Goal -
Write out again exactly the lines from the one containing "What seaborn and" through the one containing "from matplotlib.ticker import", both included, and omit the pictures.
────────────────────
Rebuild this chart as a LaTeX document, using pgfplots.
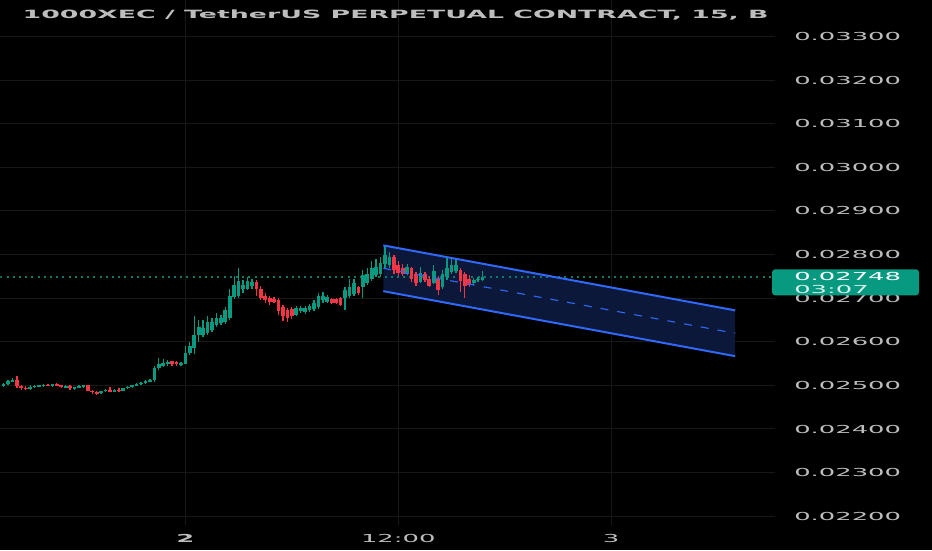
\documentclass[border=0pt]{standalone}
\usepackage{fontspec}
\setmainfont{DejaVu Sans}
\newfontfamily\tvfont[FakeStretch=2.35]{DejaVu Sans}
\usepackage{pgfplots}
\usepackage{pgfplotstable}
\pgfplotsset{compat=1.18}

\definecolor{tvup}{HTML}{089981}
\definecolor{tvdown}{HTML}{F23645}
\definecolor{tvgrid}{HTML}{171717}
\definecolor{tvtext}{HTML}{BDBDBD}
\definecolor{chanline}{HTML}{3068FA}
\definecolor{chanfill}{HTML}{0B1839}
\definecolor{pricedot}{HTML}{0B7A66}

% 15-minute candles, time in hours from day 1 00:00, price x 1e5
\pgfplotstableread{
t     o    h    l    c
13.75 2500 2506 2497 2504
14.00 2504 2512 2502 2510
14.25 2510 2516 2507 2512
15.25 2492 2500 2490 2497
15.50 2497 2501 2494 2499
15.75 2499 2502 2496 2500
16.00 2500 2503 2497 2501
16.50 2500 2504 2497 2502
17.25 2496 2500 2493 2498
17.75 2493 2497 2490 2496
18.00 2496 2500 2494 2498
18.25 2498 2502 2495 2500
19.25 2482 2488 2480 2487
19.50 2487 2492 2485 2490
20.00 2486 2492 2484 2490
20.50 2488 2495 2487 2494
20.75 2494 2498 2492 2497
21.00 2497 2502 2495 2500
21.25 2500 2505 2498 2503
21.50 2503 2508 2501 2506
21.75 2506 2512 2504 2510
22.00 2510 2514 2507 2512
22.25 2512 2545 2508 2540
22.50 2540 2562 2535 2550
22.75 2545 2560 2543 2552
23.00 2548 2558 2545 2553
23.75 2548 2554 2545 2552
24.00 2550 2590 2548 2575
24.25 2575 2600 2570 2590
24.50 2585 2660 2572 2615
24.75 2615 2650 2600 2635
25.00 2615 2650 2610 2632
25.25 2620 2658 2615 2645
25.50 2628 2655 2622 2645
25.75 2638 2666 2633 2654
26.00 2642 2662 2638 2655
26.25 2645 2680 2640 2672
26.50 2655 2720 2650 2705
26.75 2702 2750 2698 2730
27.00 2705 2770 2700 2740
27.25 2720 2742 2712 2730
27.50 2722 2748 2718 2740
27.75 2728 2745 2722 2738
30.25 2662 2682 2658 2678
30.50 2670 2683 2666 2678
30.75 2668 2682 2664 2678
31.00 2672 2686 2668 2682
31.25 2675 2695 2670 2690
31.50 2680 2712 2675 2705
31.75 2695 2714 2690 2705
32.00 2692 2708 2690 2702
33.00 2700 2725 2672 2718
33.25 2705 2745 2700 2725
33.50 2710 2745 2705 2735
34.00 2725 2765 2700 2752
34.25 2735 2770 2730 2755
34.50 2745 2785 2740 2770
34.75 2752 2790 2748 2772
35.00 2755 2795 2748 2780
35.25 2778 2822 2770 2800
35.50 2775 2805 2768 2795
36.50 2755 2778 2752 2772
37.25 2738 2772 2735 2758
38.00 2735 2775 2732 2762
38.50 2725 2765 2720 2755
38.75 2748 2792 2742 2770
39.00 2760 2790 2755 2775
39.25 2762 2792 2758 2775
40.25 2735 2746 2730 2742
40.50 2742 2748 2738 2745
40.75 2742 2762 2740 2748
}\upcandles

\pgfplotstableread{
t     o    h    l    c
14.50 2512 2522 2494 2498
14.75 2498 2502 2490 2493
15.00 2495 2498 2489 2492
16.25 2501 2504 2498 2500
16.75 2502 2505 2499 2500
17.00 2500 2502 2494 2496
17.50 2498 2500 2490 2493
18.50 2500 2500 2486 2488
18.75 2488 2490 2480 2484
19.00 2484 2488 2478 2482
19.75 2490 2496 2484 2486
20.25 2490 2493 2485 2488
23.25 2555 2557 2545 2548
23.50 2553 2556 2545 2548
28.00 2738 2742 2706 2722
28.25 2722 2728 2695 2700
28.50 2705 2712 2688 2695
28.75 2700 2705 2685 2692
29.00 2698 2703 2688 2692
29.25 2695 2700 2662 2670
29.50 2680 2685 2648 2660
29.75 2672 2678 2645 2655
30.00 2675 2680 2652 2660
32.25 2698 2700 2686 2690
32.50 2697 2700 2686 2690
32.75 2700 2703 2682 2685
33.75 2725 2728 2708 2712
35.75 2795 2800 2755 2765
36.00 2775 2785 2750 2758
36.25 2770 2778 2750 2755
36.75 2768 2772 2738 2745
37.00 2755 2760 2728 2735
37.50 2755 2760 2738 2742
37.75 2745 2750 2725 2728
38.25 2745 2750 2708 2718
39.50 2765 2770 2715 2740
39.75 2755 2760 2700 2728
40.00 2745 2752 2725 2730
}\downcandles

\pgfplotsset{
  wick/.style={draw=none, forget plot,
    error bars/.cd, y dir=both, y explicit, error mark=none,
    error bar style={draw=#1, line width=1.3pt}},
  body/.style={draw=none, forget plot,
    error bars/.cd, y dir=both, y explicit, error mark=none,
    error bar style={draw=#1, line width=3.7pt}},
}

\begin{document}
\begin{tikzpicture}
\fill[black] (0,0) rectangle (932pt,550pt);
\begin{axis}[
  at={(0pt,25pt)}, anchor=south west,
  scale only axis, width=775pt, height=525pt,
  xmin=13.577, xmax=57.24, ymin=2179.4, ymax=3382.5,
  axis line style={draw=none}, major tick length=0pt,
  grid=major, major grid style={draw=tvgrid, line width=1pt},
  xtick={24,36,48}, xticklabels={\textbf{2},12:00,3},
  ytick={2200,2300,...,3300},
  yticklabels={0.02200,0.02300,0.02400,0.02500,0.02600,0.02700,
    0.02800,0.02900,0.03000,0.03100,0.03200,0.03300},
  yticklabel pos=right,
  ticklabel style={text=tvtext, font=\tvfont\fontsize{11}{11}\selectfont, inner sep=0pt},
  yticklabel style={anchor=west, xshift=19pt},
  xticklabel style={anchor=center, yshift=-13pt},
]
% regression channel
\addplot[fill=chanfill, draw=none] coordinates {(35.155,2821) (54.99,2672) (54.99,2567) (35.155,2716)} -- cycle;
% last price line
\addplot[pricedot, line width=1.6pt, dash pattern=on 2pt off 4.2pt] coordinates {(13.577,2748) (57.24,2748)};
% candles
\addplot[wick=tvup] table[x=t, y expr={(\thisrow{h}+\thisrow{l})/2}, y error expr={(\thisrow{h}-\thisrow{l})/2}] {\upcandles};
\addplot[body=tvup] table[x=t, y expr={(\thisrow{o}+\thisrow{c})/2}, y error expr={max(abs(\thisrow{c}-\thisrow{o})/2,1.5)}] {\upcandles};
\addplot[wick=tvdown] table[x=t, y expr={(\thisrow{h}+\thisrow{l})/2}, y error expr={(\thisrow{h}-\thisrow{l})/2}] {\downcandles};
\addplot[body=tvdown] table[x=t, y expr={(\thisrow{o}+\thisrow{c})/2}, y error expr={max(abs(\thisrow{c}-\thisrow{o})/2,1.5)}] {\downcandles};
% channel lines
\addplot[chanline, line width=2pt] coordinates {(35.155,2821) (54.99,2672)};
\addplot[chanline, line width=2pt] coordinates {(35.155,2716) (54.99,2567)};
\addplot[chanline, line width=1.1pt, dash pattern=on 8pt off 9pt] coordinates {(35.155,2768.5) (54.99,2619.5)};
\end{axis}
% legend title
\node[anchor=west, inner sep=0pt, text=tvtext, font=\tvfont\bfseries\fontsize{11.4}{12}\selectfont]
  at (22pt,536pt) {1000XEC / TetherUS PERPETUAL CONTRACT, 15, B};
% last price tag
\fill[tvup, rounded corners=3pt] (772pt,255pt) rectangle (919pt,281pt);
\node[anchor=west, inner sep=0pt, text=white, font=\tvfont\fontsize{11}{11}\selectfont] at (794pt,273.5pt) {0.02748};
\node[anchor=west, inner sep=0pt, text=white!85!tvup, font=\tvfont\fontsize{11}{11}\selectfont] at (794pt,261pt) {03:07};
\end{tikzpicture}
\end{document}
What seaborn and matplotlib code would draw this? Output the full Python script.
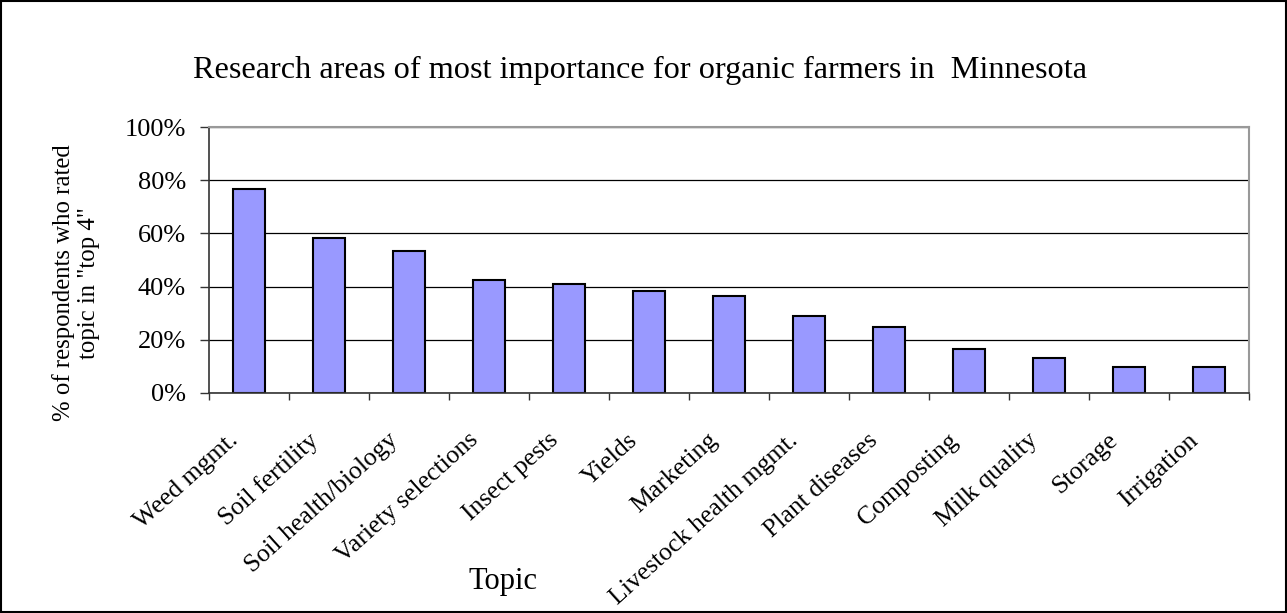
import pandas as pd
import seaborn as sns
import matplotlib.pyplot as plt
from matplotlib.ticker import PercentFormatter

sns.set_style("white")
plt.rcParams['font.family'] = ['Liberation Serif', 'DejaVu Serif']
plt.rcParams.update({"text.color": "black", "axes.labelcolor": "black",
                     "xtick.color": "black", "ytick.color": "black"})

topics = ["Weed mgmt.", "Soil fertility", "Soil health/biology", "Variety selections",
          "Insect pests", "Yields", "Marketing", "Livestock health mgmt.",
          "Plant diseases", "Composting", "Milk quality", "Storage", "Irrigation"]
pct = [76.7, 58.2, 53.4, 42.5, 41.1, 38.4, 36.5, 28.8, 24.7, 16.4, 13.2, 9.6, 9.6]

df = pd.DataFrame({"topic": topics, "pct": pct})

fig = plt.figure(figsize=(12.87, 6.13), dpi=100)
ax = fig.add_axes([0.1624, 0.3589, 0.8081, 0.4339])

sns.barplot(data=df, x="topic", y="pct", color="#9999FF", edgecolor="black",
            linewidth=1.5, width=0.41, saturation=1, ax=ax)

ax.set_xlim(-0.5, len(topics) - 0.5)
ax.set_ylim(0, 100)
ax.set_yticks(range(0, 101, 20))
ax.yaxis.set_major_formatter(PercentFormatter(decimals=0))
ax.yaxis.grid(True, color="black", linewidth=0.9)
ax.set_axisbelow(True)

# category ticks at boundaries (Excel style); labels nudged left like Excel does
ax.set_xticks([i - 0.5 for i in range(len(topics) + 1)])
ax.set_xticklabels([])
ax.set_xticks([i - 0.27 for i in range(len(topics))], minor=True)
ax.set_xticklabels(topics, minor=True, rotation=42, ha="right", rotation_mode="anchor",
                   fontsize=18.5)
ax.tick_params(axis="x", which="major", direction="out", length=5, width=1, color="#333333",
               bottom=True)
ax.tick_params(axis="x", which="minor", length=0, pad=26)
ax.tick_params(axis="y", direction="out", length=6.5, width=1, color="#333333", left=True,
               labelsize=19, pad=10)

for s in ["left", "bottom"]:
    ax.spines[s].set_color("#333333")
    ax.spines[s].set_linewidth(1.2)
for s in ["top", "right"]:
    ax.spines[s].set_color("#999999")
    ax.spines[s].set_linewidth(1.5)

ax.set_xlabel("Topic", fontsize=22)
ax.xaxis.set_label_coords(0.283, -0.655)
ax.set_ylabel("")
fig.text(76 / 1287, 1 - 283 / 613, '% of respondents who rated\ntopic in "top 4"',
         rotation=90, ha="center", va="center", fontsize=17.8, linespacing=1.12)

fig.text(640 / 1287, 1 - 70 / 613, "Research areas of most importance for organic farmers in  Minnesota",
         ha="center", va="center", fontsize=23.2)

fig.patches.append(plt.Rectangle((0.001, 0.001), 0.998, 0.998, transform=fig.transFigure,
                                 fill=False, edgecolor="black", linewidth=1.5))

plt.savefig("out.png", dpi=100)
────────────────────
Finished exercise -
What seaborn and matplotlib code would draw this? Output the full Python script.
import pandas as pd
import seaborn as sns
import matplotlib.pyplot as plt
from matplotlib.ticker import PercentFormatter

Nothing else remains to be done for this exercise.